Saturday, May 15, 2004

Top of the world, ma!

Finally! After leaving you all hanging for so long, here is the rest of the story. The first part is here

Once fully kitted out and briefly trained, the first thing we had to do was brave an array of curious glances to walk along the road to get to the bridge, wondering if we looked kind of cool and intrepid, or just ridiculous. We stopped and entered a doorway, seeming to go back into the same building we had just come out of, a bit further down the street.

It was good to be back inside, away from prying eyes. We climbed some stairs and quickly emerged onto the catwalks running under the roadway, before the bridge actually reaches the water. I suddenly realised we were already quite high above the ground. Then came what turned out to be the trickiest part of the whole climb, a series of four ladders (almost vertical) of 20-ish rather closely placed steps each. We had all been paying attention back in the preparation phase, so only one person climbed a single ladder at a time. I was second last in line and Dad was last, and since we were all ‘clipped on’ the group was forced to keep the same order for the whole climb. So the whole time we felt like the ones everyone was waiting for!

As I started on the first ladder, I couldn’t help asking "Is this a good time to mention my fear of the ocean?" which got a nervous laugh from Dad. Somewhere on the second ladder a feeling washed over me that this actually might be quite scary. I wondered why the forms that we signed earlier hadn’t asked: “do you have occasional nightmares of enormous tidal waves?” The wind seemed strong even though we were partially sheltered, and I assumed it would be worse up at the top. But I stomped heavily on my fear, and lightly on the steps. By the time I got onto the third ladder I was feeling fine, though still wondering what else was to come.

As it turned out, the rest of it was pretty easy. There were a couple of very brief tight and/or low spaces, nothing that posed any of the group much difficulty, and there was nice foam padding on all the bits that heads (for the most part, taller than mine) might bump into. There were also some narrow catwalks where you could see the road or the water below. At all times there were railings on both sides of the path, and the cable that we were all tethered to continued around the whole route.

Without a doubt, the main event was climbing over the arch itself. This was not at all physically demanding, especially since we stopped at several points for a bit of commentary while taking in the views, and also for several group and individual photos. You can't take your own camera, and this is for genuine safety reasons, but I'm sure it also doesn't hurt the company's profits when it comes to selling their photos. We got one group photo each as part of the climb price. Unfortunately Dad and I both looked a bit dodgey in that one so we bought two others on CD for about $25.

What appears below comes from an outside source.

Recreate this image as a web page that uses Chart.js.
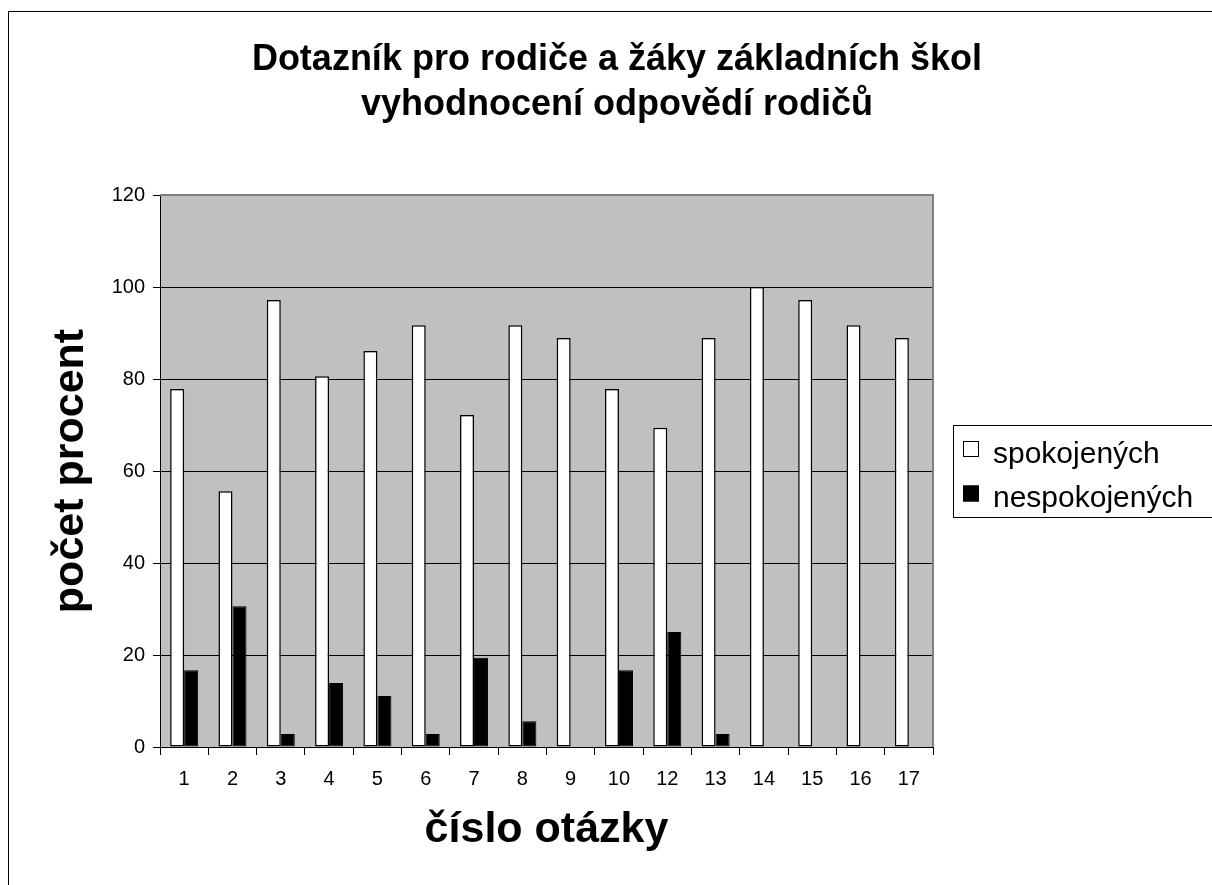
<!DOCTYPE html>
<html>
<head>
<meta charset="utf-8">
<script src="https://cdn.jsdelivr.net/npm/chart.js@4"></script>
<style>
  body { margin: 0; background: #fff; }
  #wrap { width: 1212px; height: 885px; }
</style>
</head>
<body>
<div id="wrap"><canvas id="chart" width="1212" height="885"></canvas></div>
<script>
var labels = ['1', '2', '3', '4', '5', '6', '7', '8', '9', '10', '12', '13', '14', '15', '16', '17'];
var spokojenych = [77.8, 55.6, 97.2, 80.6, 86.1, 91.7, 72.2, 91.7, 88.9, 77.8, 69.4, 88.9, 100, 97.2, 91.7, 88.9];
var nespokojenych = [16.7, 30.6, 2.8, 13.9, 11.1, 2.8, 19.4, 5.6, 0, 16.7, 25.0, 2.8, 0, 0, 0, 0];
var yTicks = [0, 20, 40, 60, 80, 100, 120];

var FONT = '"Liberation Sans", Arial, sans-serif';

// plot background, outer frame and the boxed legend
var decor = {
    id: 'decor',
    beforeDraw: function(chart) {
        var ctx = chart.ctx, a = chart.chartArea;
        ctx.save();
        ctx.fillStyle = '#fff';
        ctx.fillRect(0, 0, chart.width, chart.height);
        ctx.strokeStyle = '#000';
        ctx.lineWidth = 1;
        ctx.strokeRect(8.5, 11.5, 1400, 1000);
        ctx.fillStyle = '#c0c0c0';
        ctx.fillRect(a.left, a.top, a.right - a.left, a.bottom - a.top);
        ctx.restore();
    },
    beforeDatasetsDraw: function(chart) {
        var ctx = chart.ctx, a = chart.chartArea;
        ctx.save();
        ctx.strokeStyle = '#808080';
        ctx.lineWidth = 2;
        ctx.beginPath();
        ctx.moveTo(a.left, a.top);
        ctx.lineTo(a.right, a.top);
        ctx.lineTo(a.right, a.bottom);
        ctx.stroke();
        ctx.restore();
    },
    afterDraw: function(chart) {
        var ctx = chart.ctx;
        ctx.save();
        ctx.strokeStyle = '#000';
        ctx.lineWidth = 1;
        ctx.strokeRect(953.5, 425.5, 400, 92);
        ctx.font = '30px ' + FONT;
        ctx.textBaseline = 'alphabetic';
        chart.data.datasets.forEach(function(ds, i) {
            var y = 441 + i * 44.5;
            ctx.fillStyle = ds.backgroundColor;
            ctx.fillRect(963, y, 16, 16);
            ctx.strokeRect(963.5, y + 0.5, 15, 15);
            ctx.fillStyle = '#000';
            ctx.fillText(ds.label, 993, 463 + i * 44);
        });
        ctx.restore();
    }
};

new Chart(document.getElementById('chart'), {
    type: 'bar',
    data: {
        labels: labels,
        datasets: [{
            label: 'spokojených',
            data: spokojenych,
            backgroundColor: '#ffffff',
            borderColor: '#000',
            borderWidth: 1.5,
            borderSkipped: false,
            categoryPercentage: 0.58,
            barPercentage: 1.0
        }, {
            label: 'nespokojených',
            data: nespokojenych,
            backgroundColor: '#000000',
            borderColor: '#000',
            borderWidth: 1,
            borderSkipped: false,
            categoryPercentage: 0.58,
            barPercentage: 1.0
        }]
    },
    options: {
        responsive: false,
        animation: false,
        layout: { padding: { left: 22, right: 0, top: 0, bottom: 0 } },
        plugins: {
            legend: { display: false },
            tooltip: { enabled: false },
            title: {
                display: true,
                text: ['Dotazník pro rodiče a žáky základních škol', 'vyhodnocení odpovědí rodičů'],
                color: '#000',
                font: { family: FONT, size: 36, weight: 'bold', lineHeight: 1.25 },
                padding: { top: 38, bottom: 67 }
            }
        },
        scales: {
            x: {
                grid: { drawOnChartArea: false, tickLength: 8, tickColor: '#000', offset: true },
                border: { color: '#000', width: 1 },
                ticks: { color: '#000', padding: 12, font: { family: FONT, size: 20 } },
                title: {
                    display: true,
                    text: 'číslo otázky',
                    color: '#000',
                    font: { family: FONT, size: 43, weight: 'bold', lineHeight: 1.2 },
                    padding: { top: 0, bottom: 29 }
                },
                afterFit: function(s) { s.height = 138; }
            },
            y: {
                min: 0,
                max: 120,
                afterBuildTicks: function(s) { s.ticks = yTicks.map(function(v) { return { value: v }; }); },
                grid: { color: '#000', lineWidth: 1, tickLength: 7, tickColor: '#000' },
                border: { color: '#000', width: 1 },
                ticks: { color: '#000', padding: 8, font: { family: FONT, size: 20 } },
                title: {
                    display: true,
                    text: 'počet procent',
                    color: '#000',
                    font: { family: FONT, size: 43, weight: 'bold', lineHeight: 1.2 },
                    padding: { top: 23, bottom: 0 }
                },
                afterFit: function(s) { s.width = 138; }
            },
            legendSpace: {
                type: 'linear',
                position: 'right',
                grid: { display: false },
                border: { display: false },
                ticks: { display: false },
                afterFit: function(s) { s.width = 279; }
            }
        }
    },
    plugins: [decor]
});
</script>
</body>
</html>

The gentle pace couldn’t really be varied, because there were always several groups behind and ahead of us. I would very much have preferred to be up there with a few less people around everywhere you looked. The process of climbing the arch was just a series of steps at a gentle angle, forming a generous wide path, with railings on both sides. Since it wasn't very windy after all, it was quite easy to climb this without even holding on, though I did mostly keep one hand on the railing. I suppose you could maybe lose your balance and trip, but you you'd have to work pretty hard at it to actually fall off the bridge.

The Bridgeclimb route doesn’t go all the way over the bridge: it only goes to halfway, then crosses over at the middle, where the NSW and Australian flags are, and heads back on the other side. The distance travelled is equivalent to fully crossing the bridge and coming down the other side.

At the end we were told we had climbed a total of fourteen-hundred-and-something steps in all (yes, we were told the exact number but I forgot). The guide made a big deal of waiting to tell us this after we had finished all the steps, including the normal inside-the-building ones, and after a group that went past us on their way up were out of earshot. The highest point we reached was 134 metres above sea level. And it almost goes without saying that the view from up there was spectacular. You can see quite a long way, including a bit of Manly, and the big stadium at Homebush. Definitely a unique way to see Sydney.

It’s something I always thought would be fun to do, but I might never have gotten around to it if it wasn’t for Dad getting a voucher as a birthday present. And it was a lovely way to spend some time with Dad, we felt like we had achieved something really cool. We rewarded ourselves with beer and pizza. Who am I kidding, I would have had beer and pizza anyway, but it felt particularly deserved.